Rabbi Kravitz, who brought 20 years of experience dealing with cults and missionaries, spoke to the audience about the claims of Messianic missionaries and illuminated the fallacies and misrepresentations they use to lure innocent Jews. “I look to strengthen the Jewish students’ sense of commitment to Judaism so they do not feel intimidated to stand up for themselves,” said Rabbi Kravitz. For those in the audience who feel a need to proselytize, or who might not understand what’s wrong with proselytizing, Rabbi Kravitz explained why deceptive practices to convince Jews to convert is manipulation, not spiritual enlightenment.

Ft.
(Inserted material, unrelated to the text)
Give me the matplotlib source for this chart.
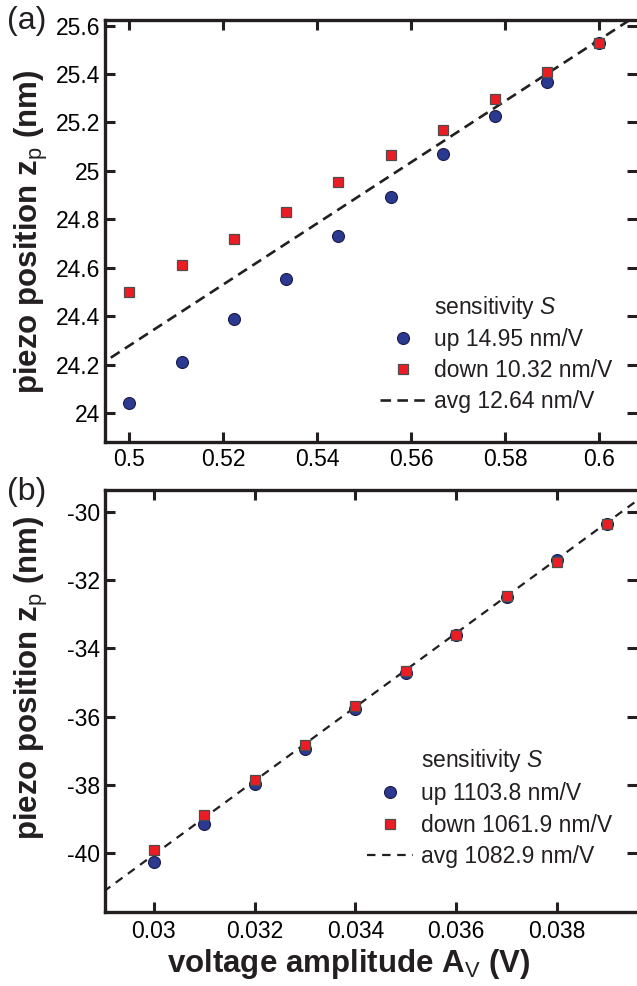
import numpy as np
import matplotlib
matplotlib.use("Agg")
import matplotlib.pyplot as plt

plt.rcParams['font.family'] = ['Liberation Sans', 'DejaVu Sans']
plt.rcParams['mathtext.fontset'] = 'custom'
plt.rcParams['mathtext.rm'] = 'Liberation Sans'
plt.rcParams['mathtext.it'] = 'Liberation Sans:italic'
plt.rcParams['mathtext.bf'] = 'Liberation Sans:bold'
plt.rcParams['axes.unicode_minus'] = False

# panel (a)
a_x = [0.5, 0.5111, 0.5222, 0.5333, 0.5444, 0.5556, 0.5667, 0.5778, 0.5889, 0.6]
a_up = [24.04, 24.21, 24.39, 24.555, 24.73, 24.89, 25.07, 25.225, 25.365, 25.53]
a_down = [24.50, 24.61, 24.72, 24.83, 24.955, 25.065, 25.17, 25.297, 25.41, 25.53]
a_avg_x = [0.49, 0.61]
a_avg_y = [24.152, 25.668]
a_xticks = [0.5, 0.52, 0.54, 0.56, 0.58, 0.6]
a_yticks = [24, 24.2, 24.4, 24.6, 24.8, 25, 25.2, 25.4, 25.6]
a_labels = ["up 14.95 nm/V", "down 10.32 nm/V", "avg 12.64 nm/V"]

# panel (b)
b_x = [0.030, 0.031, 0.032, 0.033, 0.034, 0.035, 0.036, 0.037, 0.038, 0.039]
b_up = [-40.26, -39.15, -37.97, -36.95, -35.78, -34.72, -33.62, -32.50, -31.40, -30.35]
b_down = [-39.91, -38.88, -37.87, -36.83, -35.68, -34.65, -33.60, -32.47, -31.48, -30.36]
b_avg_x = [0.029, 0.040]
b_avg_y = [-41.133, -29.22]
b_xticks = [0.03, 0.032, 0.034, 0.036, 0.038]
b_yticks = [-40, -38, -36, -34, -32, -30]
b_labels = ["up 1103.8 nm/V", "down 1061.9 nm/V", "avg 1082.9 nm/V"]

blue = "#2b3990"
red = "#ed1c24"
fs = 16.5

fig = plt.figure(figsize=(6.37, 9.86), dpi=100)
ax_a = fig.add_axes([105/637, 1-442/986, 532/637, 422/986])
ax_b = fig.add_axes([105/637, 1-912/986, 532/637, 422/986])


def style(ax, xt, yt, xpad):
    for s in ["left", "bottom", "top"]:
        ax.spines[s].set_linewidth(2.4)
        ax.spines[s].set_color("#231f20")
    ax.spines["right"].set_visible(False)
    ax.tick_params(direction="in", length=7.5, width=2.2, color="#231f20",
                   top=True, right=True, labelsize=fs)
    ax.tick_params(axis="x", pad=xpad)
    ax.tick_params(axis="y", pad=3.5)
    ax.set_xticks(xt)
    ax.set_xticklabels(["%g" % v for v in xt])
    ax.set_yticks(yt)
    ax.set_yticklabels(["%g" % v for v in yt])


def draw(ax, x, up, down, ax_x, ax_y, labels, lw, dash, loc, spacing):
    ax.plot([], [], " ", label="sensitivity $\\mathit{S}$")
    ax.plot(x, up, "o", ms=8.6, mfc=blue, mec="#1b1b4a", mew=0.8,
            label=labels[0], zorder=3)
    ax.plot(x, down, "s", ms=7.0, mfc=red, mec="#4d4d4d", mew=0.9,
            label=labels[1], zorder=4)
    ax.plot(ax_x, ax_y, "--", color="#231f20", lw=lw, dashes=dash,
            label=labels[2], zorder=2)
    leg = ax.legend(loc="upper left", bbox_to_anchor=loc, frameon=False,
                    fontsize=fs, handlelength=2.0, handletextpad=0.35,
                    labelspacing=spacing, borderpad=0, borderaxespad=0)
    for t in leg.get_texts():
        t.set_color("#231f20")


draw(ax_a, a_x, a_up, a_down, a_avg_x, a_avg_y, a_labels, 1.9, (4, 2.4),
     (0.517, 0.351), 0.33)
style(ax_a, a_xticks, a_yticks, 4)
ax_a.set_xlim(0.4948, 0.608)
ax_a.set_ylim(23.88, 25.623)

draw(ax_b, b_x, b_up, b_down, b_avg_x, b_avg_y, b_labels, 1.6, (3.8, 3.0),
     (0.4925, 0.392), 0.37)
style(ax_b, b_xticks, b_yticks, 6)
ax_b.set_xlim(0.02903, 0.03959)
ax_b.set_ylim(-41.73, -29.355)

ylab = "piezo position $\\mathbf{z}_{\\mathrm{p}}$ (nm)"
fig.text(31/637, 1-232/986, ylab, rotation=90, ha="center", va="center",
         fontsize=22.5, fontweight="bold", color="#231f20")
fig.text(31/637, 1-678/986, ylab, rotation=90, ha="center", va="center",
         fontsize=22.5, fontweight="bold", color="#231f20")
fig.text(349/637, 1-972/986, "voltage amplitude $\\mathbf{A}_{\\mathrm{V}}$ (V)",
         ha="center", va="baseline", fontsize=22.5, fontweight="bold", color="#231f20")

fig.text(7/637, 1-21/986, "(a)", ha="left", va="center", fontsize=23, color="#231f20")
fig.text(7/637, 1-492/986, "(b)", ha="left", va="center", fontsize=23, color="#231f20")

fig.savefig("out.png", dpi=100)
Collins is home to one Messianic congregation with about 100 members. Looking very much like a synagogue, Adat Chaim, which espouses faith in Jesus as the messiah, has Shabbat and other traditional services that appear deceptively Jewish. Its leader, Vern Meyer, looking very much like a rabbi, says he'd like to see his congregants be accepted as Jews by the larger Jewish community. "But you cannot claim to be Jewish and insist on belief in Jesus," says Rabbi Gorelik. "It is a theological contradiction and to call oneself a rabbi and to dress as a rabbi without being ordained is deceptive."

According to Dr. Neil Dobro, director of Colorado Jews for Jewish Identity, they are not the only ones attempting to proselytize. Christian evangelicals have strengthened their efforts to convince Jews to believe as they do. According to Rabbi Kravitz, a convention held in Washington D.C. attracted 800 evangelicals to a seminar that detailed how to convert Jews. With over 70 million evangelicals in the United States, proselytizing is no longer the aim solely of professional missionaries but it’s a goal of “your kid’s baseball coach, your co-worker at the next desk, the guy on the train and the parents of your kids’ friends.”
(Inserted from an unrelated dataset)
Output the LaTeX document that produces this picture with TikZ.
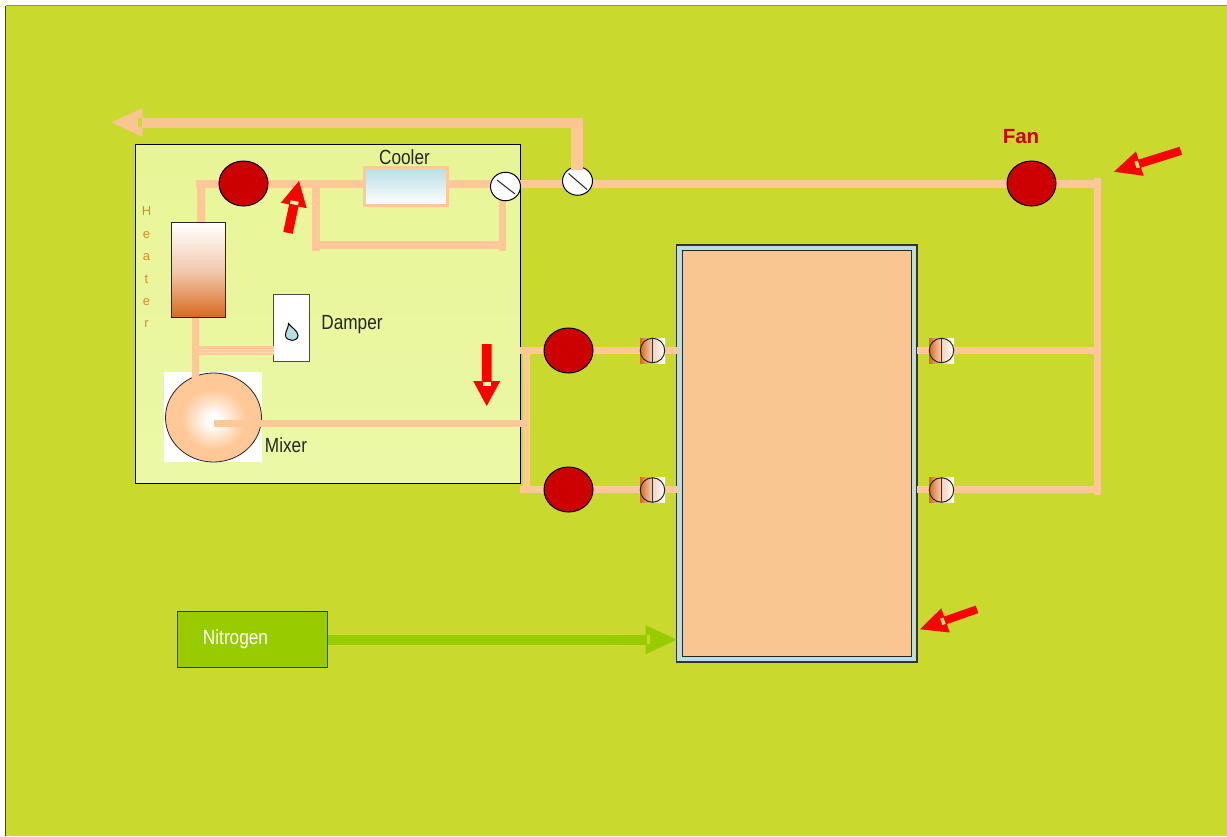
\documentclass[tikz,border=0pt]{standalone}
\usepackage{fontspec}
\setmainfont{Liberation Sans}
\newfontfamily\narrowf[FakeStretch=0.84]{Liberation Sans}
\usetikzlibrary{shapes.geometric}
\definecolor{bgc}{HTML}{C9D92D}
\definecolor{panelc}{HTML}{E8F596}
\definecolor{panelb}{HTML}{EBF8A6}
\definecolor{pipec}{HTML}{FFC896}
\definecolor{tankc}{HTML}{F9C591}
\definecolor{coolc}{HTML}{B7DEE3}
\definecolor{rustc}{HTML}{D96A20}
\definecolor{fanc}{HTML}{CC0000}
\definecolor{greenc}{HTML}{99CC00}
\definecolor{heatt}{HTML}{E08A28}
\pgfdeclareradialshading{mixglow}{\pgfpoint{0bp}{-1.5bp}}{color(0bp)=(white);color(3bp)=(white);color(17bp)=(pipec);color(50bp)=(pipec)}
\tikzset{
  pipe/.style={draw=pipec,line width=7.3pt},
  box/.style={rectangle,inner sep=0pt,outer sep=0pt},
  fanunit/.style={ellipse,draw=black,line width=1pt,fill=fanc,minimum width=49pt,minimum height=45pt,inner sep=0pt,outer sep=0pt},
  roundvalve/.style={ellipse,draw=black,line width=1pt,fill=white,minimum width=30pt,minimum height=28.5pt,inner sep=0pt,outer sep=0pt},
  portback/.style={box,minimum width=25pt,minimum height=25pt,left color=rustc,right color=white,middle color=rustc!30!white},
  portring/.style={circle,draw=black!85,line width=1pt,minimum size=24.5pt,inner sep=0pt,outer sep=0pt},
  label/.style={inner sep=0pt,anchor=base,font=\narrowf\fontsize{20.5}{22}\selectfont,text=black!85}
}
% name, tip, true angle, length, head length, head half width, shaft half width, colour, notch colour
\newcommand{\flowarrow}[9]{%
  \coordinate (#1) at (#2);
  \begin{scope}[shift={(#2)},rotate=#3]
    \fill[#8] (0,0) -- (-#5,#6) -- (-#5,#7) -- (-#4,#7) -- (-#4,-#7) -- (-#5,-#7) -- (-#5,-#6) -- cycle;
    \fill[#9] (-#5+1,-#7*0.85) rectangle (-#5+4.5,#7*0.85);
  \end{scope}}
\begin{document}
\begin{tikzpicture}[x=1pt,y=-1pt]
\useasboundingbox (0,0) rectangle (1227,836);
\fill[white] (0,0) rectangle (1227,836);
\fill[bgc] (5.5,5.5) rectangle (1227,836);
\draw[black!75,line width=0.8pt] (5.5,836) -- (5.5,5.5);
\draw[black!45,line width=0.8pt] (5.5,5.5) -- (1227,5.5);

% panel and tank
\node[box,draw=black,line width=1pt,top color=panelc,bottom color=panelb,minimum width=385pt,minimum height=339pt] (panel) at (328,314) {};
\node[box,draw=black!80,line width=1.3pt,fill=coolc,minimum width=240.5pt,minimum height=417pt] (tankouter) at (796.75,453.5) {};
\node[box,draw=black!85,line width=1pt,fill=tankc,minimum width=229pt,minimum height=406pt] (tank) at (797.25,453.5) {};

% mixer
\node[box,fill=white,minimum width=98pt,minimum height=90pt] (mixerback) at (213,417) {};
\node[ellipse,draw=black!85,line width=0.8pt,shading=mixglow,minimum width=96pt,minimum height=89pt,inner sep=0pt,outer sep=0pt] (mixer) at (213.5,417.5) {};

% named junctions
\coordinate (fanA) at (243.5,183.5);
\coordinate (fanB) at (1031.5,183.5);
\coordinate (fanC) at (568.5,350.5);
\coordinate (fanD) at (568.5,489.5);
\coordinate (jW) at (196,184);
\coordinate (jE) at (1101,184);
\coordinate (hTop) at (201,222);
\coordinate (hTopJ) at (201,180.5);
\coordinate (byL) at (316,184);
\coordinate (byLb) at (316,250.7);
\coordinate (byLm) at (316,245);
\coordinate (byRm) at (502.5,245);
\coordinate (byRb) at (502.5,250.7);
\coordinate (byRt) at (502.5,195);
\coordinate (rTop) at (1097.5,178);
\coordinate (rBot) at (1097.5,495);
\coordinate (rUp) at (1097.5,350.5);
\coordinate (rLo) at (1097.5,489.5);
\coordinate (tUpR) at (917,350.5);
\coordinate (tLoR) at (917,489.5);
\coordinate (tUpL) at (677,350.5);
\coordinate (tLoL) at (677,489.5);
\coordinate (cUp) at (520,350.5);
\coordinate (cLo) at (520,489.5);
\coordinate (cVu) at (526.3,347);
\coordinate (cVd) at (526.3,493);
\coordinate (mixC) at (214,423.2);
\coordinate (mixE) at (526,423.2);
\coordinate (hBot) at (195.6,317);
\coordinate (mixTop) at (195.6,383);

% pipes
\draw[pipe] (jW) -- (jE);
\draw[pipe] (hTopJ) -- (hTop);
\draw[pipe] (byL) -- (byLb);
\draw[pipe] (byLm) -- (byRm);
\draw[pipe] (byRt) -- (byRb);
\draw[pipe] (rTop) -- (rBot);
\draw[pipe] (tUpR) -- (rUp);
\draw[pipe] (tLoR) -- (rLo);
\draw[pipe] (cUp) -- (tUpL);
\draw[pipe] (cLo) -- (tLoL);
\draw[pipe] (cVu) -- (cVd);
\draw[pipe] (mixC) -- (mixE);
\draw[pipe] (hBot) -- (mixTop);

% damper
\node[box,draw=black!70,line width=1pt,fill=white,minimum width=36pt,minimum height=67pt] (damper) at (291.7,328.3) {};
\coordinate (dampJ) at (199,350.5);
\draw[draw=pipec,line width=9.6pt] (dampJ) -- (damper.west |- dampJ);
\draw[draw=pipec!70!white,line width=0.7pt] (199,349) -- (273.5,349);
\draw[draw=pipec!70!white,line width=0.7pt] (199,352.2) -- (273.5,352.2);
\filldraw[fill=coolc,draw=black,line width=1pt] (288.5,323.5) .. controls (291,327) and (298,331) .. (298,335.5) .. controls (298,342) and (285.5,342) .. (285.5,335) .. controls (285.5,331) and (288.5,328) .. (288.5,323.5) -- cycle;

% equipment
\node[box,draw=pipec,line width=3pt,top color=coolc,bottom color=white,minimum width=83.6pt,minimum height=37.7pt] (cooler) at (406,186.3) {};
\node[box,draw=black!85,line width=1pt,top color=white,bottom color=rustc,middle color=rustc!35!white,minimum width=54.5pt,minimum height=94.5pt] (heater) at (198.7,269.8) {};

\node[fanunit] (fan1) at (fanA) {};
\node[fanunit] (fan2) at (fanB) {};
\node[fanunit] (fan3) at (fanC) {};
\node[fanunit] (fan4) at (fanD) {};

% round valves
\node[roundvalve] (valve1) at (505.5,186.5) {};
\draw[black!85,line width=1pt] (497,180) -- (515,194);
\node[roundvalve] (valve2) at (577.5,181) {};
\draw[black!85,line width=1pt] (568.5,173.5) -- (587,189.5);

% return line
\coordinate (retTop) at (577,122.5);
\coordinate (retCorner) at (583,122.5);
\coordinate (retEnd) at (141,122.5);
\draw[draw=pipec,line width=12pt] (577,170) -- (retTop);
\draw[draw=tankc,line width=10pt] (retCorner) -- (retEnd);
\flowarrow{retTip}{111,122.5}{180}{33}{31.5}{14.5}{5}{tankc}{bgc}

% ports
\foreach \n/\x/\y in {pa/652.5/350.5,pb/652.5/490,pc/941.5/350.5,pd/941.5/490}{
  \node[portback] (\n back) at (\x,\y) {};
  \node[portring] (\n) at (\x,\y) {};
  \draw[black!80,line width=1pt] (\n.north) -- (\n.south);
}

% red flow arrows
\flowarrow{arrA}{299,181}{78}{53}{25}{13.2}{4.8}{red}{panelc!75!white}
\flowarrow{arrB}{486.7,406}{-90}{62}{25}{13.5}{4.8}{red}{panelc!75!white}
\flowarrow{arrC}{1114,171.7}{197.4}{70}{27}{12.8}{4.2}{red}{bgc!70!white}
\flowarrow{arrD}{920,629.3}{199.3}{60.4}{27}{12.8}{4}{red}{bgc!70!white}

% nitrogen
\node[box,draw=green!35!black,line width=1pt,fill=greenc,minimum width=150pt,minimum height=55.5pt] (nitrogen) at (252.5,639.7) {};
\coordinate (nitroEnd) at (648,639.7);
\draw[draw=greenc,line width=10pt] (nitrogen.east |- nitroEnd) -- (nitroEnd);
\flowarrow{nitroTip}{676.7,639.7}{0}{32}{31}{14.5}{5}{greenc}{bgc}

% labels
\node[label,text=white] (tNitrogen) at (235.5,644.5) {Nitrogen};
\node[label] (tCooler) at (404.5,164.3) {Cooler};
\node[label] (tDamper) at (352,329) {Damper};
\node[label] (tMixer) at (286,452) {Mixer};
\node[inner sep=0pt,anchor=base,text=fanc,font=\bfseries\fontsize{20.5}{22}\selectfont] (tFan) at (1021,143.5) {Fan};
\node[inner sep=0pt,text=heatt,align=center,font=\fontsize{13}{22.4}\selectfont] (tHeater) at (146.5,267.5) {H\\e\\a\\t\\e\\r};
\end{tikzpicture}
\end{document}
Sometimes the conversion attempts are not so subtle. When Dan Croll, 21, crosses the CSU campus, he often passes a “guy standing on a rock and yelling that the path to righteousness is only through Jesus.” A survey of 1800 Jewish Californian teenagers conducted by Jews for Judaism found that 68% had been approached by missionaries. Among college students, the incidence of proselytizing climbed to 85%.
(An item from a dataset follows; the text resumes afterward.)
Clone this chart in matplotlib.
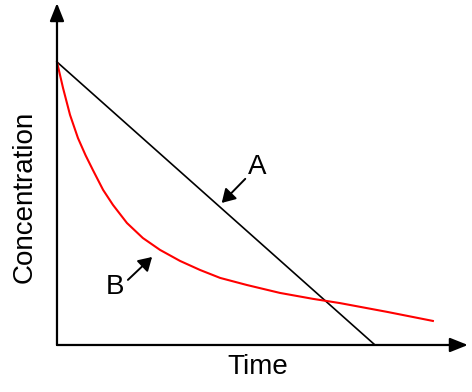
import matplotlib
matplotlib.use("Agg")
import matplotlib.pyplot as plt

plt.rcParams['font.family'] = ['Liberation Sans', 'DejaVu Sans']

# Data (arbitrary units: time 0..13, concentration 0..12)
line_a_t = [0.0, 10.0]
line_a_c = [10.0, 0.0]
curve_b_t = [0.0, 0.19, 0.41, 0.66, 0.90, 1.13, 1.45, 1.76, 2.20, 2.70, 3.24,
             3.87, 4.50, 5.13, 5.97, 7.01, 8.05, 8.90, 10.38, 11.82]
curve_b_c = [10.0, 9.08, 8.13, 7.31, 6.70, 6.18, 5.48, 4.95, 4.31, 3.78, 3.36,
             2.97, 2.65, 2.37, 2.12, 1.84, 1.63, 1.48, 1.17, 0.85]

x_label = "Time"
y_label = "Concentration"
label_a = "A"
label_b = "B"

fig = plt.figure(figsize=(4.72, 3.92), dpi=100)
ax = fig.add_axes([0, 0, 1, 1])
ax.set_xlim(-1.792, 13.05)
ax.set_ylim(-1.661, 12.19)
ax.axis('off')

ax.plot(line_a_t, line_a_c, color='black', lw=1.2, solid_capstyle='butt')
ax.plot(curve_b_t, curve_b_c, color='#ff0000', lw=1.5, solid_joinstyle='round')

axis_arrow = dict(arrowstyle='-|>,head_length=0.6,head_width=0.24', mutation_scale=18,
                  color='black', lw=1.6, shrinkA=0, shrinkB=0)
ax.annotate('', xy=(12.92, 0), xytext=(0, 0), arrowprops=axis_arrow)
ax.annotate('', xy=(0, 12.08), xytext=(0, 0), arrowprops=axis_arrow)

small_arrow = dict(arrowstyle='-|>,head_length=0.5,head_width=0.3', mutation_scale=16,
                   color='black', lw=1.4, shrinkA=0, shrinkB=0)
ax.annotate('', xy=(5.18, 5.02), xytext=(5.92, 5.87), arrowprops=small_arrow)
ax.annotate('', xy=(2.99, 3.11), xytext=(2.23, 2.30), arrowprops=small_arrow)

ax.text(6.29, 6.29, label_a, fontsize=20, ha='center', va='center')
ax.text(1.82, 2.05, label_b, fontsize=20, ha='center', va='center')
ax.text(6.32, -0.78, x_label, fontsize=20, ha='center', va='center')
ax.text(-1.006, 5.23, y_label, fontsize=20, ha='center', va='center', rotation=90)

fig.savefig('out.png', dpi=100)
Colorado State University junior Elliot Antman, a speech communications major, said he has been approached at least four times by evangelicals on campus. When Antman shrugged him off, the fellow, a member of the Campus Crusade for Christ, whose website contains first person stories of Jews who accept Jesus, replied that he was not proselytizing and wanted “just to ask me a few questions” and let Antman know “everyone is welcome at the campus church.” Antman, a drummer in the reggae-jazz-rock-fusion band Modus, brought some of his non-Jewish band mates to the event.

Messianic Jews have been attempting to infiltrate Chabad of Ft. Collins since its establishment two years ago. “When I first moved in, they wanted to be my best friend to give them legitimacy. They need me for information, to teach them about Judaism so they can continue their deception,” said Rabbi Gorelik. When Chabad hosted a Hebrew language course, members of the Messianic congregation signed up en masse. They attempt to join Chabad’s holiday programs. “They’ve been very tricky.”

Colorado has over 17 Messianic congregations. In an infamous episode, the daughter of Ft. Collins’ Messianic “rabbi” moved to Denver with her husband and posed as a newly observant Jew to gain acceptance. California, especially in the 1970s, was a hotbed of Jews for Jesus activities, and Chabad was then and remains at the frontlines of fortifying Jewish students against their attempts. Chabad of USC hosted Rabbi Kravitz last year.

According to Yad L’Achim, an Israeli anti-missionary congregation, an estimated 10,000 Jews, many Russian immigrants among them, are involved in 40 Messianic congregations in Israel.